Build the Right Body
An athlete’s power is built in the weight room, and as a defensive lineman, the weight room needs to be a major part of your training. You must work hard to keep a well-balanced muscular body. This means proportionate upper- and lower- body strength. Focusing too much on one aspect of your body will hinder your development as an all- around athlete.
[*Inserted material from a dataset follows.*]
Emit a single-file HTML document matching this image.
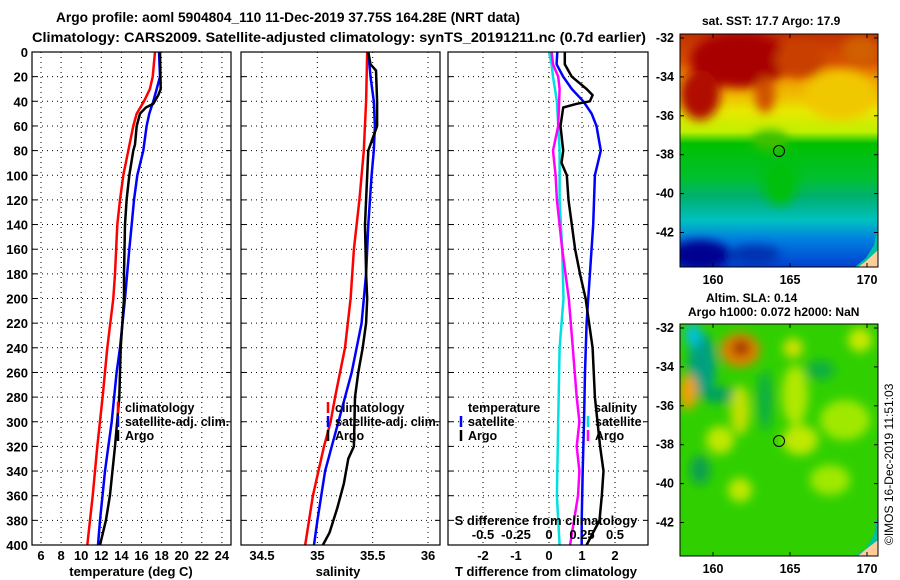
<!DOCTYPE html>
<html><head><meta charset="utf-8"><style>
body{margin:0;background:#fff;}
svg{display:block;font-family:"Liberation Sans",sans-serif;font-weight:bold;}
</style></head><body>
<svg id="c" width="900" height="580" viewBox="0 0 900 580">
<defs>
<linearGradient id="sst" x1="0" y1="0" x2="0" y2="1">
<stop offset="0" stop-color="#c03000"/><stop offset="0.12" stop-color="#d85000"/>
<stop offset="0.2" stop-color="#f0a000"/><stop offset="0.27" stop-color="#f0c000"/>
<stop offset="0.33" stop-color="#e8e800"/><stop offset="0.42" stop-color="#c0f000"/>
<stop offset="0.47" stop-color="#00c000"/><stop offset="0.62" stop-color="#00c030"/>
<stop offset="0.7" stop-color="#00b070"/><stop offset="0.8" stop-color="#00c0c0"/>
<stop offset="0.88" stop-color="#0080e0"/><stop offset="1" stop-color="#0040d0"/>
</linearGradient>
<filter id="bl"><feGaussianBlur stdDeviation="5"/></filter>
<clipPath id="m1"><rect x="680" y="34" width="198" height="233"/></clipPath>
<clipPath id="m2"><rect x="680" y="324" width="198" height="232"/></clipPath>
</defs>
<text x="56" y="22" font-size="14" textLength="464" lengthAdjust="spacingAndGlyphs">Argo profile: aoml 5904804_110 11-Dec-2019 37.75S 164.28E (NRT data)</text>
<text x="32" y="42" font-size="14" textLength="614" lengthAdjust="spacingAndGlyphs">Climatology: CARS2009. Satellite-adjusted climatology: synTS_20191211.nc (0.7d earlier)</text>
<g id="panels"></g>
<!-- SST map -->
<g clip-path="url(#m1)">
<rect x="680" y="34" width="198" height="233" fill="url(#sst)"/>
<g filter="url(#bl)">
<ellipse cx="740" cy="60" rx="50" ry="28" fill="#a80000"/>
<ellipse cx="700" cy="95" rx="20" ry="25" fill="#b01000"/>
<ellipse cx="800" cy="60" rx="25" ry="18" fill="#c84000"/>
<ellipse cx="860" cy="50" rx="18" ry="14" fill="#d06000"/>
<ellipse cx="840" cy="95" rx="35" ry="25" fill="#f0c800"/>
<ellipse cx="765" cy="95" rx="10" ry="18" fill="#d05000"/>
<ellipse cx="700" cy="255" rx="30" ry="15" fill="#000090"/>
<ellipse cx="755" cy="255" rx="25" ry="10" fill="#0030b0"/>
<ellipse cx="780" cy="180" rx="18" ry="25" fill="#00c010"/>
<ellipse cx="770" cy="140" rx="18" ry="10" fill="#40c000"/>
</g>
<path d="M878 225 L874 245 L866 258 L855 267 L878 267Z" fill="#00c0a0"/>
<path d="M878 250 L865 262 L858 267 L878 267Z" fill="#ffcc99"/>
</g>
<rect x="680" y="34" width="198" height="233" fill="none" stroke="#000"/>
<circle cx="779" cy="151" r="5.5" fill="none" stroke="#000"/>
<text x="702" y="25" font-size="12">sat. SST: 17.7 Argo: 17.9</text>
<!-- SLA map -->
<g clip-path="url(#m2)">
<rect x="680" y="324" width="198" height="232" fill="#30d000"/>
<g filter="url(#bl)">
<ellipse cx="702" cy="365" rx="14" ry="32" fill="#00a080"/>
<ellipse cx="720" cy="395" rx="20" ry="8" fill="#00a060"/>
<ellipse cx="693" cy="335" rx="8" ry="12" fill="#00c0e0"/>
<ellipse cx="740" cy="350" rx="20" ry="17" fill="#e08000"/>
<ellipse cx="741" cy="348" rx="9" ry="8" fill="#a03000"/>
<ellipse cx="688" cy="392" rx="9" ry="18" fill="#f0a000"/>
<ellipse cx="740" cy="410" rx="10" ry="25" fill="#c0e000"/>
<ellipse cx="795" cy="395" rx="13" ry="30" fill="#b0e800"/>
<ellipse cx="800" cy="440" rx="18" ry="15" fill="#c0e800"/>
<ellipse cx="720" cy="440" rx="14" ry="14" fill="#c0e800"/>
<ellipse cx="740" cy="490" rx="12" ry="12" fill="#c0e800"/>
<ellipse cx="860" cy="340" rx="12" ry="12" fill="#c8e800"/>
<ellipse cx="793" cy="348" rx="10" ry="10" fill="#d0e000"/>
<ellipse cx="845" cy="420" rx="25" ry="20" fill="#a0e800"/>
<ellipse cx="830" cy="480" rx="20" ry="15" fill="#a0e800"/>
<ellipse cx="765" cy="400" rx="8" ry="30" fill="#10b040"/>
<ellipse cx="700" cy="470" rx="10" ry="15" fill="#10a050"/>
<ellipse cx="820" cy="370" rx="15" ry="10" fill="#10b040"/>
</g>
<path d="M878 510 L874 535 L866 548 L855 556 L878 556Z" fill="#00c0a0"/>
<path d="M878 540 L865 550 L858 556 L878 556Z" fill="#ffcc99"/>
</g>
<rect x="680" y="324" width="198" height="232" fill="none" stroke="#000"/>
<circle cx="779" cy="441" r="5.5" fill="none" stroke="#000"/>
<text x="706" y="302" font-size="12">Altim. SLA: 0.14</text>
<text x="688" y="316" font-size="12">Argo h1000: 0.072 h2000: NaN</text>
<text transform="translate(893,545) rotate(-90)" font-size="12" font-weight="normal">©IMOS 16-Dec-2019 11:51:03</text>
<g id="maps"></g>
</svg>
<script>
const tDepthRed=[0,20,30,40,50,60,80,100,120,140,180,200,240,280,320,360,400];
const tempClim=[17.34,17.11,16.84,16.25,15.52,15.18,14.69,14.19,13.86,13.59,13.36,13.19,12.6,12.13,11.6,11.14,10.61];
const tDepthBlue=[0,20,30,40,50,60,80,100,120,140,160,200,240,260,300,340,380,400];
const tempSat=[17.74,17.84,17.51,17.17,16.78,16.51,16.18,15.58,15.25,15.02,14.79,14.36,13.86,13.52,13.03,12.37,11.87,11.67];
const tDepthArgo=[0,30,35,42,45,50,60,75,80,100,120,140,180,200,240,280,320,360,380,400];
const tempArgo=[17.84,17.91,17.67,17.17,16.44,15.85,15.52,15.35,15.18,14.79,14.52,14.36,14.26,14.26,13.93,13.79,13.36,12.86,12.46,11.87];
const sDepthRed=[0,40,80,100,120,160,200,240,280,300,320,360,400];
const salClim=[35.45,35.44,35.42,35.4,35.38,35.33,35.3,35.25,35.16,35.12,35.06,34.96,34.89];
const sDepthBlue=[0,20,40,60,80,100,140,180,220,260,300,340,380,400];
const salSat=[35.46,35.48,35.51,35.52,35.51,35.49,35.46,35.44,35.4,35.31,35.19,35.07,35.0,34.97];
const sDepthArgo=[0,10,15,40,60,75,80,100,140,180,200,220,240,260,280,320,330,350,370,390,400];
const salArgo=[35.46,35.48,35.53,35.54,35.54,35.48,35.46,35.45,35.43,35.44,35.45,35.44,35.41,35.37,35.34,35.33,35.28,35.24,35.18,35.11,35.05];
const dDepthTsat=[0,10,20,30,40,50,60,80,100,140,180,220,260,300,340,380,400];
const tDiffSat=[0.25,0.23,0.43,0.69,1.04,1.29,1.44,1.57,1.39,1.34,1.24,1.14,1.09,1.06,1.02,0.99,0.99];
const dDepthTargo=[0,10,20,30,35,40,42,45,60,80,90,100,120,140,160,180,200,240,280,320,340,360,380,400];
const tDiffArgo=[0.48,0.48,0.69,1.14,1.32,1.24,0.84,0.43,0.35,0.43,0.38,0.54,0.59,0.69,0.79,0.94,1.11,1.32,1.39,1.55,1.65,1.6,1.53,1.14];
const dDepthSsat=[0,10,20,40,80,120,160,200,240,300,360,400];
const sDiffSat=[0,0.02,0.03,0.06,0.08,0.08,0.1,0.11,0.08,0.07,0.06,0.08];
const dDepthSargo=[0,10,20,30,60,80,100,120,160,200,240,280,300,320,340,360,400];
const sDiffArgo=[0.02,0.03,0.07,0.08,0.07,0.03,0.05,0.06,0.1,0.15,0.18,0.21,0.23,0.21,0.23,0.22,0.16];
const depthTicks=[0,20,40,60,80,100,120,140,160,180,200,220,240,260,280,300,320,340,360,380,400];
const tempTicks=[6,8,10,12,14,16,18,20,22,24];
const salTicks=[34.5,35,35.5,36];
const tDiffTicks=[-2,-1,0,1,2];
const sDiffTicks=[-0.5,-0.25,0,0.25,0.5];
const mapLatTicks=[-32,-34,-36,-38,-40,-42];
const mapLonTicks=[160,165,170];

const NS='http://www.w3.org/2000/svg';
const P=document.getElementById('panels');
function mk(tag,at,parent){const e=document.createElementNS(NS,tag);for(const k in at)e.setAttribute(k,at[k]);(parent||P).appendChild(e);return e;}
const Y0=52,Y1=545;
const yD=d=>Y0+d*(Y1-Y0)/400;
const xT=t=>41+(t-6)*10.05;
const xS=s=>262+(s-34.5)*110.7;
const xTd=t=>549+t*33;
const xSd=s=>549+s*132;

function grid(x0,x1,xs){
  depthTicks.forEach(d=>{if(d>0&&d<400){const l=mk('line',{x1:x0,x2:x1,y1:yD(d),y2:yD(d),stroke:'#000','stroke-dasharray':'1,4','stroke-width':1});}
    const t=mk('line',{x1:x0,x2:x0+5,y1:yD(d),y2:yD(d),stroke:'#000'});
    const t2=mk('line',{x1:x1-5,x2:x1,y1:yD(d),y2:yD(d),stroke:'#000'});});
  xs.forEach(x=>{const l=mk('line',{x1:x,x2:x,y1:Y0,y2:Y1,stroke:'#000','stroke-dasharray':'1,4'});});
}
function frame(x0,x1,name){const r=mk('rect',{x:x0,y:Y0,width:x1-x0,height:Y1-Y0,fill:'none',stroke:'#000','stroke-width':1.2});}
function line(ds,vs,fx,col,name){const pts=ds.map((d,i)=>fx(vs[i]).toFixed(1)+','+yD(d).toFixed(1)).join(' ');const p=mk('polyline',{points:pts,fill:'none',stroke:col,'stroke-width':2.5,'stroke-linejoin':'round'});}
function txt(x,y,s,opt){const t=mk('text',Object.assign({x:x,y:y,'font-size':12.5},opt||{}));t.textContent=s;return t;}
function legend(x,items){items.forEach((it,i)=>{const y=410+i*14;const l=mk('line',{x1:x,x2:x,y1:y-8,y2:y+3,stroke:it[1],'stroke-width':2.5});const t=txt(x+7,y+2,it[0]);});}

// panel 1
grid(32,231,tempTicks.map(xT));
line(tDepthRed,tempClim,xT,'#f00','temp-climatology-line');
line(tDepthBlue,tempSat,xT,'#00f','temp-satellite-line');
line(tDepthArgo,tempArgo,xT,'#000','temp-argo-line');
frame(32,231,'temperature-plot-frame');
depthTicks.forEach(d=>{const t=txt(28,yD(d)+5,d,{'text-anchor':'end','font-size':13});});
tempTicks.forEach(v=>{const t=txt(xT(v),560,v,{'text-anchor':'middle','font-size':13});});
{const t=txt(131,576,'temperature (deg C)',{'text-anchor':'middle','font-size':13});}
legend(118,[['climatology','#f00'],['satellite-adj. clim.','#00f'],['Argo','#000']]);

// panel 2
grid(241,440,salTicks.map(xS));
line(sDepthRed,salClim,xS,'#f00','sal-climatology-line');
line(sDepthBlue,salSat,xS,'#00f','sal-satellite-line');
line(sDepthArgo,salArgo,xS,'#000','sal-argo-line');
frame(241,440,'salinity-plot-frame');
salTicks.forEach(v=>{const t=txt(xS(v),560,v,{'text-anchor':'middle','font-size':13});});
{const t=txt(338,576,'salinity',{'text-anchor':'middle','font-size':13});}
legend(328,[['climatology','#f00'],['satellite-adj. clim.','#00f'],['Argo','#000']]);

// panel 3
grid(448,648,tDiffTicks.map(xTd));
line(dDepthSsat,sDiffSat,xSd,'#00e0e0','sdiff-satellite-line');
line(dDepthSargo,sDiffArgo,xSd,'#f0f','sdiff-argo-line');
line(dDepthTsat,tDiffSat,xTd,'#00f','tdiff-satellite-line');
line(dDepthTargo,tDiffArgo,xTd,'#000','tdiff-argo-line');
frame(448,648,'difference-plot-frame');
tDiffTicks.forEach(v=>{const t=txt(xTd(v),560,v,{'text-anchor':'middle','font-size':13});});
sDiffTicks.forEach(v=>{const t=txt(xSd(v),539,v,{'text-anchor':'middle','font-size':13});});
{const t=txt(546,525,'S difference from climatology',{'text-anchor':'middle','font-size':13});}
{const t=txt(546,576,'T difference from climatology',{'text-anchor':'middle','font-size':13});}
{const t=txt(468,412,'temperature');}
{const t=txt(594,412,'salinity');}
[['satellite','#00f',461],['Argo','#000',461],['satellite','#00e0e0',588],['Argo','#f0f',588]].forEach((it,i)=>{const y=424+(i%2)*14;const l=mk('line',{x1:it[2],x2:it[2],y1:y-8,y2:y+3,stroke:it[1],'stroke-width':2.5});const t=txt(it[2]+7,y+2,it[0]);});

// map axes
const M=document.getElementById('maps');
const xLon=l=>713+(l-160)*15.4;
[[34,267,38],[324,556,328]].forEach(m=>{
  mapLatTicks.forEach(la=>{const y=m[2]+(-32-la)*19.45;
    const a=mk('line',{x1:680,x2:684,y1:y,y2:y,stroke:'#000'},M);
    const b=mk('line',{x1:874,x2:878,y1:y,y2:y,stroke:'#000'},M);
    const t=mk('text',{x:674,y:y+4,'font-size':12.5,'text-anchor':'end'},M);t.textContent=la;});
  mapLonTicks.forEach(lo=>{const x=xLon(lo);
    const a=mk('line',{x1:x,x2:x,y1:m[1]-4,y2:m[1],stroke:'#000'},M);
    const b=mk('line',{x1:x,x2:x,y1:m[0],y2:m[0]+4,stroke:'#000'},M);
    const t=mk('text',{x:x,y:m[1]+17,'font-size':12.5,'text-anchor':'middle'},M);t.textContent=lo;});
});
</script>
</body></html>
Make sure you are working with your coach to create a position- specific workout regimen. Many times, this is an area where the coaches fall short. Don’t be afraid to seek out the advice of strength and conditioning experts.
Understand Your Role
It is very easy to watch a defensive lineman on film and see if he understands his position and how to play it. An unseasoned defensive end will get sucked inside early, lose containment, and forget to stay home often. Just the same, inexperienced defensive tackles can get washed down the line or cut very easily. No matter the type of defensive scheme, a defensive lineman needs to be able to either hold his ground or penetrate the backfield.
Keep Your Speed
The hardest aspect of being a “big” guy is maintaining the speed of a smaller more agile athlete. Elite defensive linemen are supposed to be bigger than linebackers but have similar speed; this is especially true for defensive ends. More recently, with the up-tempo style of college programs, defensive linemen are expected to have good endurance as well. The best way to gain speed and endurance is to run sprints and distance throughout summer workouts.